I remember a Thanksgiving almost nine or ten years ago, when I heard the story of a food drive for Calvin and his Mom. Calvin was a special education student of mine at Webb Middle School, about 20 minutes by car down the road from Agudas Achim but as different economically as Haiti is to Dubai. Food drives were commonplace at this school around the holidays, where teachers brought in turkeys for the kids. Calvin’s family’s requirements were greater. His Mom was struggling with a crack addiction, and Calvin at 14, didn’t have many home-making skills. He could open canned food. As teachers we couldn’t tolerate this, so this particular Thanksgiving, Cyndi the Hall Monitor, went to work. She collected three grocery sacks stuffed with all the traditional Thanksgiving fixings, plus socks, new T-shirts, and 2 dozen boxes of macaroni and cheese. Cyndi dropped off the groceries, cooked the turkey, and taught Calvin how to prepare, with milk and butter, a boxed Kraft culinary delight.

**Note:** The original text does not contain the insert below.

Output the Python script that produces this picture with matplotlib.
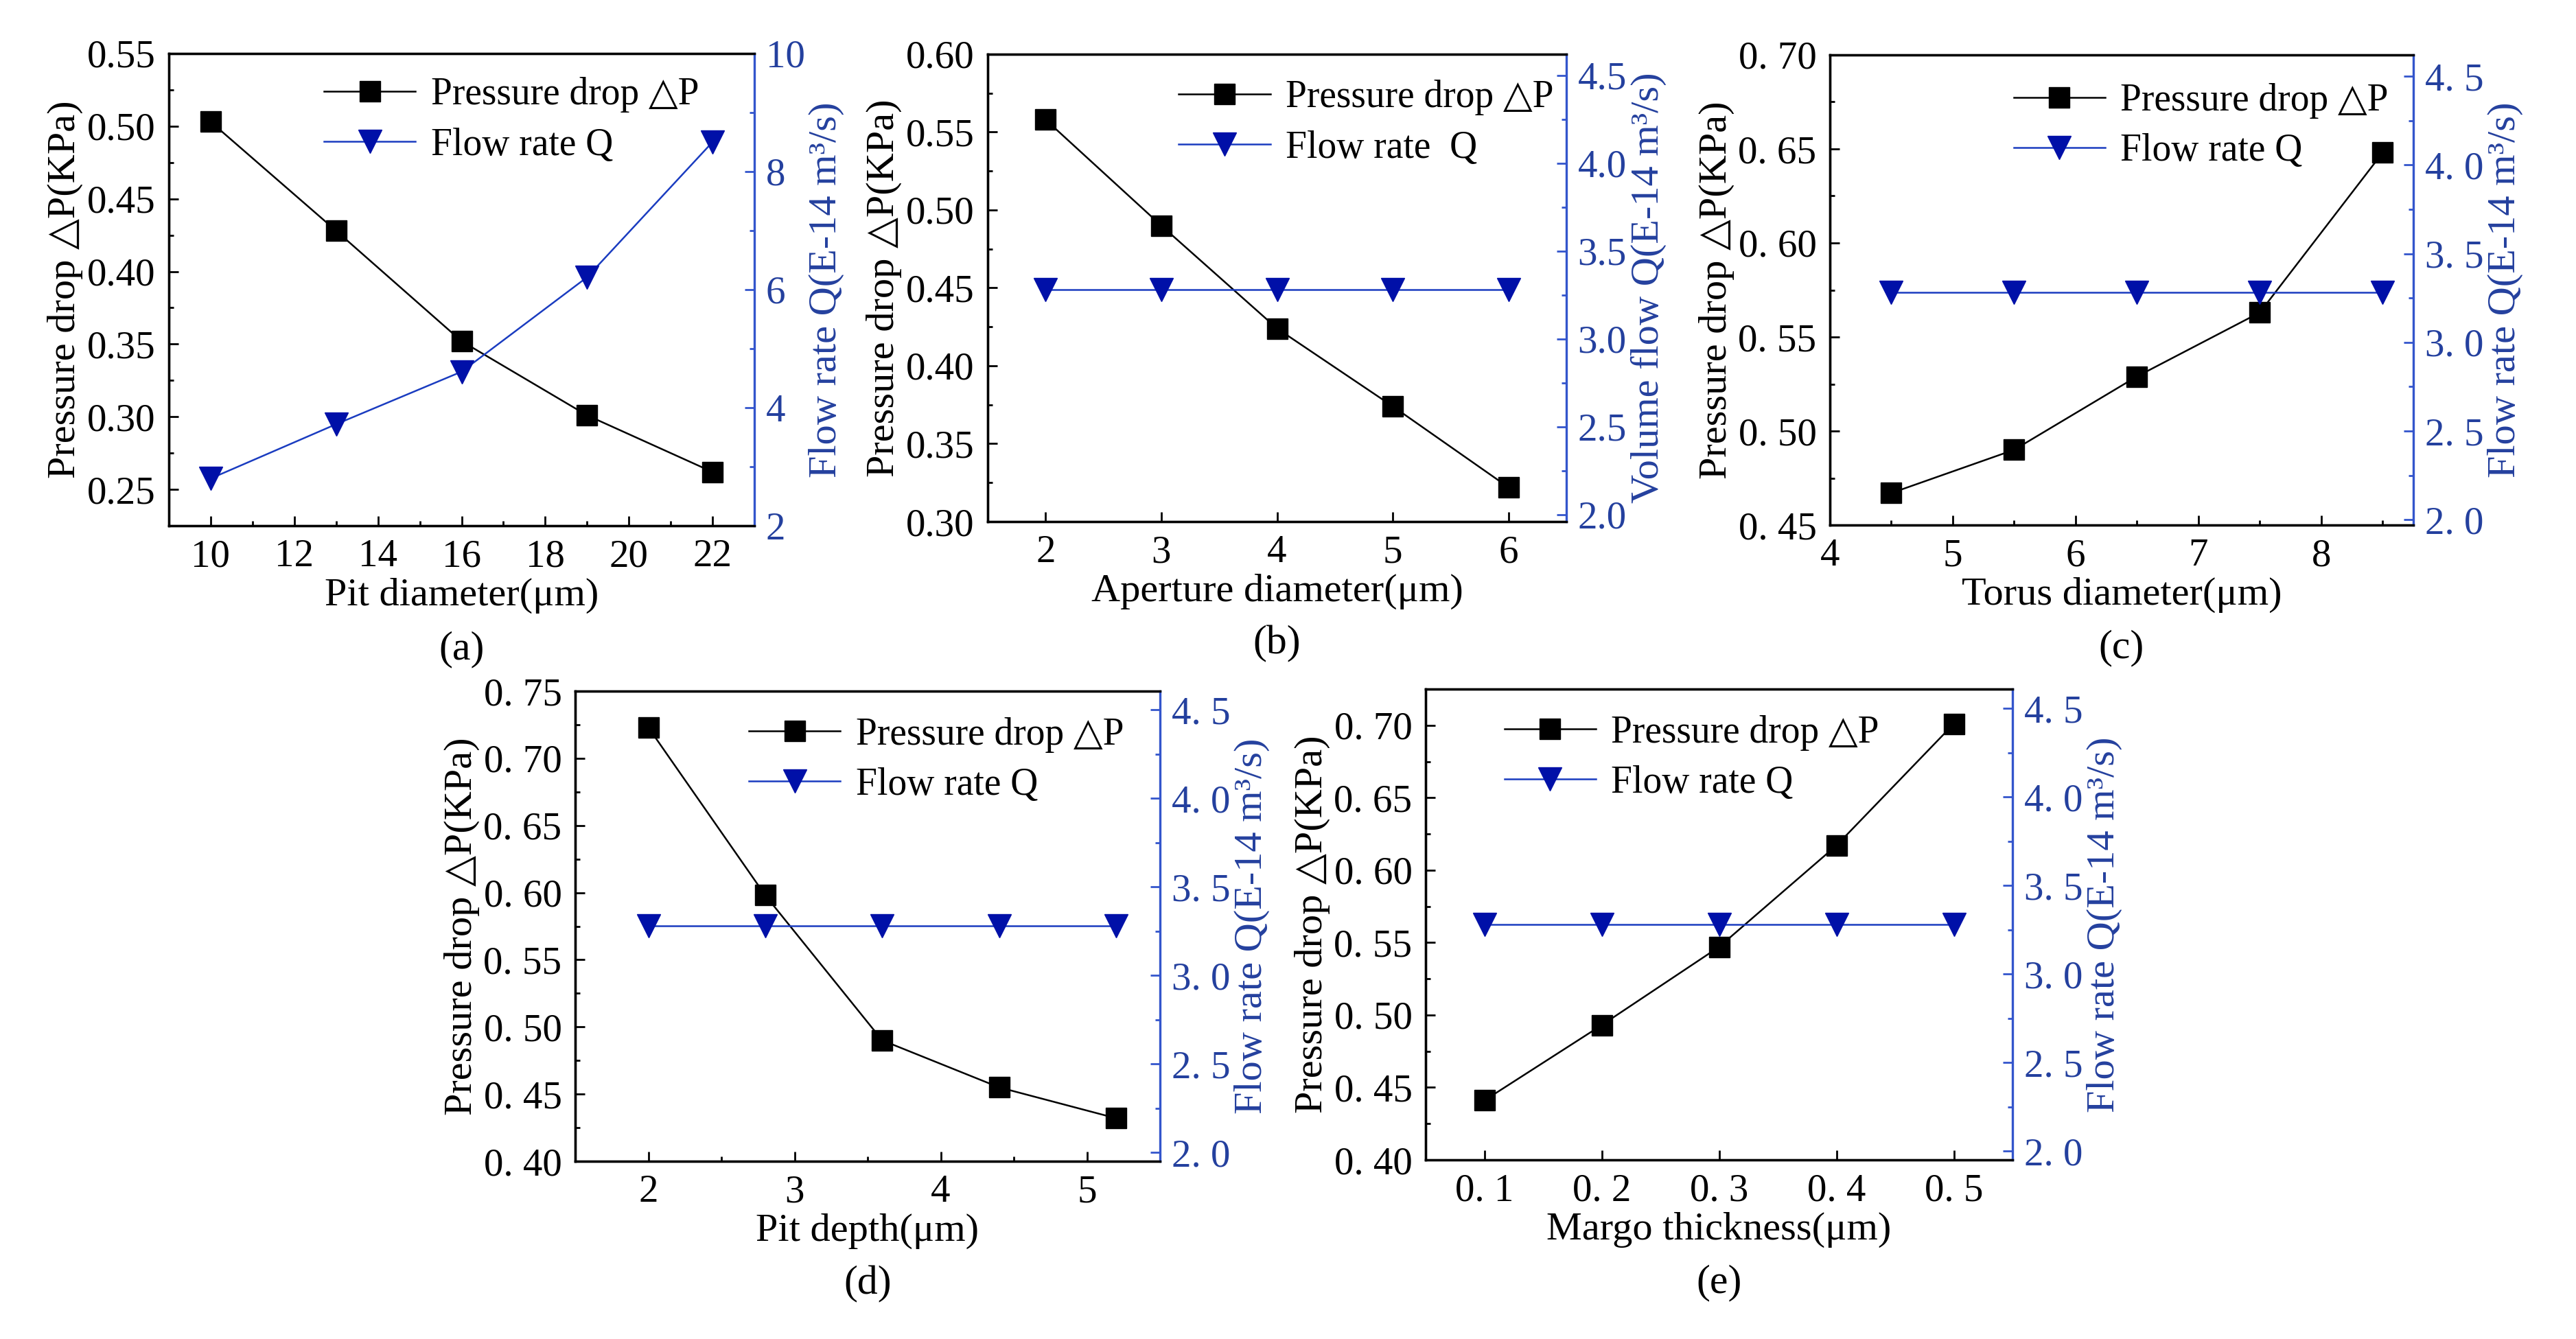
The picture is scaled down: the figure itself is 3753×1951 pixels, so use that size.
import matplotlib as mpl
mpl.use('Agg')
import matplotlib.pyplot as plt
from matplotlib.ticker import MultipleLocator, FuncFormatter

plt.rcParams['font.family'] = ['Liberation Serif', 'DejaVu Sans']
plt.rcParams['font.size'] = 41
plt.rcParams['axes.linewidth'] = 2.4

# (a) pit diameter
pit_diameter = [10, 13, 16, 19, 22]
dp_pit_diameter = [0.503, 0.428, 0.352, 0.301, 0.262]
q_pit_diameter = [2.80, 3.72, 4.61, 6.21, 8.50]
# (b) aperture diameter
aperture_diameter = [2, 3, 4, 5, 6]
dp_aperture = [0.558, 0.490, 0.424, 0.374, 0.322]
q_aperture = [3.28, 3.28, 3.28, 3.28, 3.28]
# (c) torus diameter
torus_diameter = [4.5, 5.5, 6.5, 7.5, 8.5]
dp_torus = [0.467, 0.490, 0.529, 0.563, 0.648]
q_torus = [3.28, 3.28, 3.28, 3.28, 3.28]
# (d) pit depth
pit_depth = [2.0, 2.8, 3.6, 4.4, 5.2]
dp_pit_depth = [0.723, 0.598, 0.490, 0.455, 0.432]
q_pit_depth = [3.28, 3.28, 3.28, 3.28, 3.28]
# (e) margo thickness
margo_thickness = [0.1, 0.2, 0.3, 0.4, 0.5]
dp_margo = [0.441, 0.493, 0.547, 0.617, 0.701]
q_margo = [3.28, 3.28, 3.28, 3.28, 3.28]

BLUE_LINE = '#1a3cc0'
BLUE_MARK = '#0010a8'
BLUE_AXIS = '#3355cc'
BLUE_TEXT = '#24409e'


def fmt(f, spaced=False):
    if spaced:
        return FuncFormatter(lambda v, p: (f % v).replace('.', '. '))
    return FuncFormatter(lambda v, p: f % v)


def draw_panel(fig, rect, x, dp, q, xlabel, qlabel, tag, xlim, xmaj, xmin,
               ylim, ymaj, ymin, qlim, qmaj, qmin, xf, yf, qf, spaced,
               leg_anchor, q_legend='Flow rate Q'):
    ax = fig.add_axes(rect)
    ax2 = ax.twinx()
    l1, = ax.plot(x, dp, color='black', lw=1.8, marker='s', ms=21,
                  label='Pressure drop △P')
    l2, = ax2.plot(x, q, color=BLUE_LINE, lw=1.8, marker='v', ms=24,
                   mfc=BLUE_MARK, mec=BLUE_MARK, label=q_legend)
    ax.set_xlim(xlim)
    ax.set_ylim(ylim)
    ax2.set_ylim(qlim)
    ax.xaxis.set_major_locator(MultipleLocator(xmaj))
    if xmin:
        ax.xaxis.set_minor_locator(MultipleLocator(xmin))
    ax.yaxis.set_major_locator(MultipleLocator(ymaj))
    ax.yaxis.set_minor_locator(MultipleLocator(ymin))
    ax2.yaxis.set_major_locator(MultipleLocator(qmaj))
    ax2.yaxis.set_minor_locator(MultipleLocator(qmin))
    ax.xaxis.set_major_formatter(fmt(xf, spaced and xf != '%d'))
    ax.yaxis.set_major_formatter(fmt(yf, spaced))
    ax2.yaxis.set_major_formatter(fmt(qf, spaced))

    ax.tick_params(which='both', direction='in', top=False, right=False, width=2)
    ax.tick_params(which='major', length=10, pad=14)
    ax.tick_params(which='minor', length=5)
    ax2.tick_params(which='both', direction='in', colors=BLUE_AXIS, width=2,
                    labelcolor=BLUE_TEXT)
    ax2.tick_params(which='major', length=10, pad=12)
    ax2.tick_params(which='minor', length=5)
    ax.spines['right'].set_visible(False)
    ax2.spines['right'].set_color(BLUE_AXIS)
    ax2.spines['right'].set_linewidth(2.4)

    ax.set_xlabel(xlabel, labelpad=3, fontsize=42)
    ax.set_ylabel('Pressure drop △P(KPa)', labelpad=4, fontsize=42)
    ax2.set_ylabel(qlabel, color=BLUE_TEXT, labelpad=4, fontsize=42)

    ax.legend([l1, l2], [l1.get_label(), l2.get_label()], frameon=False,
              loc='upper left', bbox_to_anchor=leg_anchor, borderpad=0,
              borderaxespad=0, handlelength=2.4, handletextpad=0.4,
              labelspacing=0.38, numpoints=1, fontsize=40)
    ax.text(0.5, -0.262, tag, transform=ax.transAxes, ha='center', va='center',
            fontsize=43)
    return ax


fig = plt.figure(figsize=(37.53, 19.51), dpi=100)
W, H = 3753.0, 1951.0


def rect(left, right, top, bottom):
    return [left / W, 1 - bottom / H, (right - left) / W, (bottom - top) / H]


draw_panel(fig, rect(246, 1099, 78, 766), pit_diameter, dp_pit_diameter,
           q_pit_diameter, 'Pit diameter(μm)', 'Flow rate Q(E-14 m³/s)', '(a)',
           (9, 23), 2, 1, (0.225, 0.55), 0.05, 0.025, (2, 10), 2, 1,
           '%d', '%.2f', '%d', False, (0.265, 0.95))

draw_panel(fig, rect(1439, 2282, 79, 760), aperture_diameter, dp_aperture,
           q_aperture, 'Aperture diameter(μm)', 'Volume flow Q(E-14 m³/s)', '(b)',
           (1.5, 6.5), 1, None, (0.30, 0.60), 0.05, 0.025, (1.96, 4.62), 0.5, 0.25,
           '%d', '%.2f', '%.1f', False, (0.33, 0.945), q_legend='Flow rate  Q')

draw_panel(fig, rect(2666, 3516, 80, 765), torus_diameter, dp_torus,
           q_torus, 'Torus diameter(μm)', 'Flow rate Q(E-14 m³/s)', '(c)',
           (4, 8.75), 1, 0.5, (0.45, 0.70), 0.05, 0.025, (1.97, 4.62), 0.5, 0.25,
           '%d', '%.2f', '%.1f', True, (0.315, 0.94))

draw_panel(fig, rect(838, 1690, 1007, 1692), pit_depth, dp_pit_depth,
           q_pit_depth, 'Pit depth(μm)', 'Flow rate Q(E-14 m³/s)', '(d)',
           (1.5, 5.5), 1, 0.5, (0.40, 0.75), 0.05, 0.025, (1.95, 4.605), 0.5, 0.25,
           '%d', '%.2f', '%.1f', True, (0.297, 0.945))

draw_panel(fig, rect(2077, 2932, 1004, 1690), margo_thickness, dp_margo,
           q_margo, 'Margo thickness(μm)', 'Flow rate Q(E-14 m³/s)', '(e)',
           (0.05, 0.55), 0.1, None, (0.40, 0.725), 0.05, 0.025, (1.95, 4.61), 0.5, 0.25,
           '%.1f', '%.2f', '%.1f', True, (0.134, 0.945))

fig.savefig('out.png', dpi=100)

As human beings, what does motivate us to acts of kindness for others? Does it require a challenge or an abrupt tragedy like a hurricane or wildfire to wake us up and shake the cobwebs of complacency? Although we give, do we need to walk the walk too? I admit, I sometimes feel like a hypocrite volunteering with Mobile Loaves and Fishes for an afternoon, only to go home later to my larger than life beautiful home nestled on the hills of Austin’s northwest.
I believe for me, the challenge was not so much a call to attention, but a call to action. Contrary to what we may have heard, “Sustainability” does not mean growth, but actually the opposite. It’s about getting along with less, so that others may have more.
While grocery shopping today, I was relieved to spend more than $30.50. I am more grateful today for this luxury and much more mindful of meal planning and transportation costs. I bought apples from Texas instead of Oregon, and skipped fruits not in season. It won’t change Austin’s footprint much, but it’s something I can do. Just like Cyndi, we all do what we can do. If we all do that, it will be enough.